What is einkorn? Einkorn is an ancient grain in the wheat family that’s been grown in small regions of Turkey but was never widely distributed until recently. Where Emmer wheat has been hybridized and developed over the last 2000 years, Einkorn has been mostly untouched — in fact it still retains some characteristics of wild wheat. Einkorn and Emmer wheat have completely different strains of gluten proteins, and so Einkorn is sometimes safe for those with non-celiac gluten intolerance. If you have celiac or non-celiac gluten intolerance, you should consult your doctor before consuming. I will say, as someone with NCGI, I can digest it quite well — whereas I have problems with spelt and other Emmer derived wheats. Einkorn has a nutty, slightly lemon-y flavor and the flour has a soft texture. It’s high in lutein, protein, b6, phosphorous, potassium, and essential fatty acids. I buy mine online from Jovial Foods.
- two einkorn oat flatbreads
- 1 tablespoon olive oil
- 1 cup kale pesto
- roasted peaches
- caramelized onion
- 1 avocado, halved vertically and sliced lengthwise
- ½ teaspoon sumac
- 1 cup oat flour (I grind oats in a food processor to make mine)
- 1 cup + 2 tablespoons einkorn flour
- 1 teaspoon baking powder
- 1 teaspoon coarse sea salt ground until medium-fine (I use J.Q. Dickinson Salt)
- 3 tablespoons olive oil + 1 tablespoon olive oil to coat the bowl (I use ZOE)
- 9-10 tablespoons water
- 1 medium sweet white onion
- ¼ cup olive oil
- 2 cups packed lacinato kale
- ½ cup olive oil
- 1 tablespoon mellow white miso
- 3 tablespoons nutritional yeast
- 1 garlic clove
- ½ cup young coconut meat or cashew cream
- ½ cup parsley
- 2 teaspoons lemon juice
- 5 medium peaches, with pit removed, sliced into wedges (about 6-8 per peach)
- 2 tablespoons olive oil
- To assemble the Peach, Avocado, & Caramelized Onion Flatbread w/ Kale Pesto: Brush ½ tablespoon of olive oil on each flatbread. Spread ½ cup of kale pesto on each einkorn oat flatbread. Top with caramelized onion, adding about half of your batch to each flatbread. Add peach slices to each flatbread (as many as you please, really). Add slices of avocado to each flatbread, about half an avocado each. Sprinkle sumac over each flatbread. To serve, cut into squares.
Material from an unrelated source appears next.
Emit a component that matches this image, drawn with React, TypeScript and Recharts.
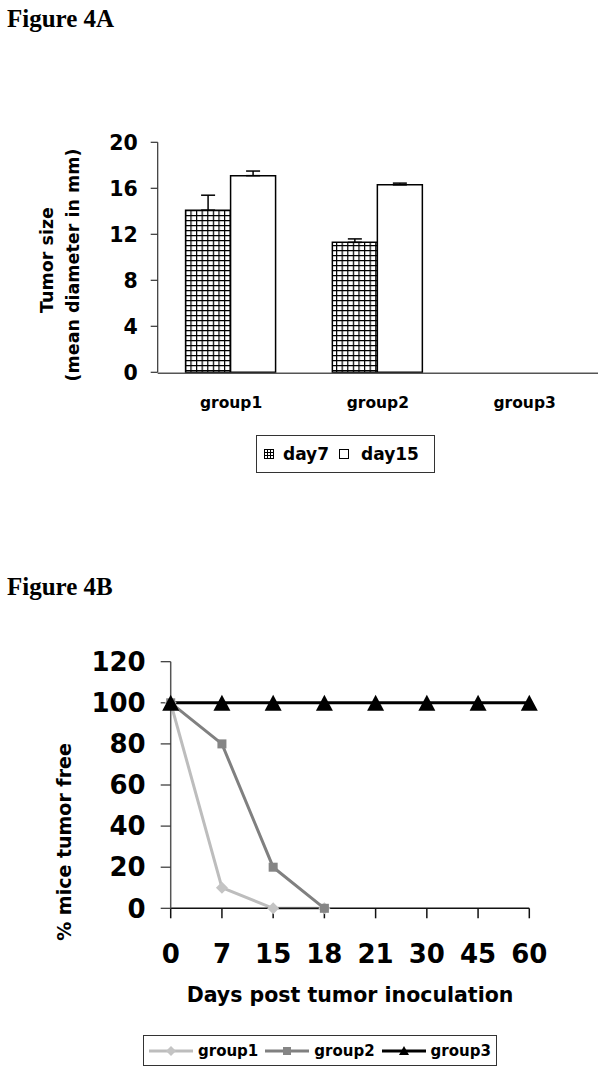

Serve warm
- To make the Flatbread: Preheat your oven to 400F. Grease a baking sheet or cookie pan lightly with olive oil, or line with parchment paper. In a large bowl, combine oat flour, einkorn flour, baking powder, and sea salt. Stir to get everything well incorporated. Add 3 tablespoons of olive oil. Add water 3 tablespoons at a time, stirring to incorporate after each addition. Use your hands to draw your dough into a smooth ball. Sprinkle 1 tablespoon of olive oil over your dough ball, and spread the olive oil over until it's well oiled. Cover with a cloth and let rest 15 minutes. Split your dough in half. Roll out each half into a loose rectangle (I rolled mine out over parchment paper). Quickly lift and place each rectangle on your baking sheet (mine were just barely touching -- if yours don't fit together on one sheet, bake on separate baking sheets on the middle rack of your oven at the same time or individually). Bake for 15 minutes. Your flatbreads will have begun to turn a golden brown on the edges. Let cool 15 minutes before spreading your pesto on top.
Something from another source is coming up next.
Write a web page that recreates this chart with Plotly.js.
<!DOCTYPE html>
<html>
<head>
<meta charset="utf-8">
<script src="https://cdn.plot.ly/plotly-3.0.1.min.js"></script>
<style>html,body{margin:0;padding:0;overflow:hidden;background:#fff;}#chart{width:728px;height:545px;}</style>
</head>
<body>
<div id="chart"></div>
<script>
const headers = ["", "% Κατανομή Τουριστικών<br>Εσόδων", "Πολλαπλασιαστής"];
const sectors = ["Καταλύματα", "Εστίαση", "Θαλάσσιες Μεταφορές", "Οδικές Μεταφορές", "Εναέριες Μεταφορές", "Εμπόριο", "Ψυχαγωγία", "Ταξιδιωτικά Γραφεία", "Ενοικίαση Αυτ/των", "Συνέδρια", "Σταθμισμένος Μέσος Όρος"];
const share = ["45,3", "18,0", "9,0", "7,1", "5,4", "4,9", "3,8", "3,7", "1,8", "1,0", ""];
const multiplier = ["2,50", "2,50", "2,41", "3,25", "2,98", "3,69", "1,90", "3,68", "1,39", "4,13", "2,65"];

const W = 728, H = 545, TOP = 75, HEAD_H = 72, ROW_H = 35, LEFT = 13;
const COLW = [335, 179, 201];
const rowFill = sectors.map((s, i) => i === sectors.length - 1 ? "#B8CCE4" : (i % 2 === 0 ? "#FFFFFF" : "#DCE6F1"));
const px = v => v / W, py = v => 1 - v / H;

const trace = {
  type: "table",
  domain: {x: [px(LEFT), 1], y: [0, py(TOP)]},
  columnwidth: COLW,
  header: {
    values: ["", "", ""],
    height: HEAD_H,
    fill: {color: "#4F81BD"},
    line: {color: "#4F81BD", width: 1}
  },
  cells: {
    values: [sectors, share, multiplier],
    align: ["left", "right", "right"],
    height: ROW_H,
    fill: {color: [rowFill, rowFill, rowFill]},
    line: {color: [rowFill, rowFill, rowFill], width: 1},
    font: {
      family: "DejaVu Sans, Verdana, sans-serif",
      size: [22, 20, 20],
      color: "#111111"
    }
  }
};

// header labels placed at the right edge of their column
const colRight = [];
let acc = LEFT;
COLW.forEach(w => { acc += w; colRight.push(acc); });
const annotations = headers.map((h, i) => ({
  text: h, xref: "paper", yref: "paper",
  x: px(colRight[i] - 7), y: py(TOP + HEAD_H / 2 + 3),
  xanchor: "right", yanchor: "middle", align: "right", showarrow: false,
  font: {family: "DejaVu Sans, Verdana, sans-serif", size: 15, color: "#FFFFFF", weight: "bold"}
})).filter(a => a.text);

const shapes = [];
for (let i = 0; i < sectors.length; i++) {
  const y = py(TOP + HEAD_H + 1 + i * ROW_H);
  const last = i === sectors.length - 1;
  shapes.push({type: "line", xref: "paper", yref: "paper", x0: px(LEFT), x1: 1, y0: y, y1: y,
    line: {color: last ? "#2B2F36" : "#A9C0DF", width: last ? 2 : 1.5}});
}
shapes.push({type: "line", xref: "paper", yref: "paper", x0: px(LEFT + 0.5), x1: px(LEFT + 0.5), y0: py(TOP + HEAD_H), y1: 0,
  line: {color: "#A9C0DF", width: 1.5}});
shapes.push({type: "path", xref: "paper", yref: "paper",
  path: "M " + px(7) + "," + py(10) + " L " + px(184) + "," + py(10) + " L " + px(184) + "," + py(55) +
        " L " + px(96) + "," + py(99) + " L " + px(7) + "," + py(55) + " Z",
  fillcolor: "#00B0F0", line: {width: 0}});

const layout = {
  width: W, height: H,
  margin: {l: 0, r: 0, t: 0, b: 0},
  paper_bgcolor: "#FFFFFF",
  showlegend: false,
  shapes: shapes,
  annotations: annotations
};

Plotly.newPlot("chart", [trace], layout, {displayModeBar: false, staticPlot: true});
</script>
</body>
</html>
- To Caramelize the Onions: Heat a cast iron pan over high heat. Once hot, add olive oil and heat for about 5 minutes more. Add onion, and reduce heat to medium. Cook 20 minutes, stirring occasionally (about every 5 minutes), until your onion is translucent and beginning to brown and just barely burn. Remove from heat. Set aside.
- For the Kale Pesto: In a blender (vitamix or nutri bullet preferably), combine kale, olive oil, miso, nutritional yeast, garlic, coconut meat, parsley and lemon juice. Blend on high until creamy (about 30 seconds in a nutribullet). Set aside.
- For the Roasted Peaches Preheat oven to 400F. Spread peach slices out on a baking sheet. Add olive oil, and toss peaches to coat.Roast for 25-30 minutes -- your peaches should be just starting to caramelize. Remove and let cool 10 minutes before spreading over your flatbread.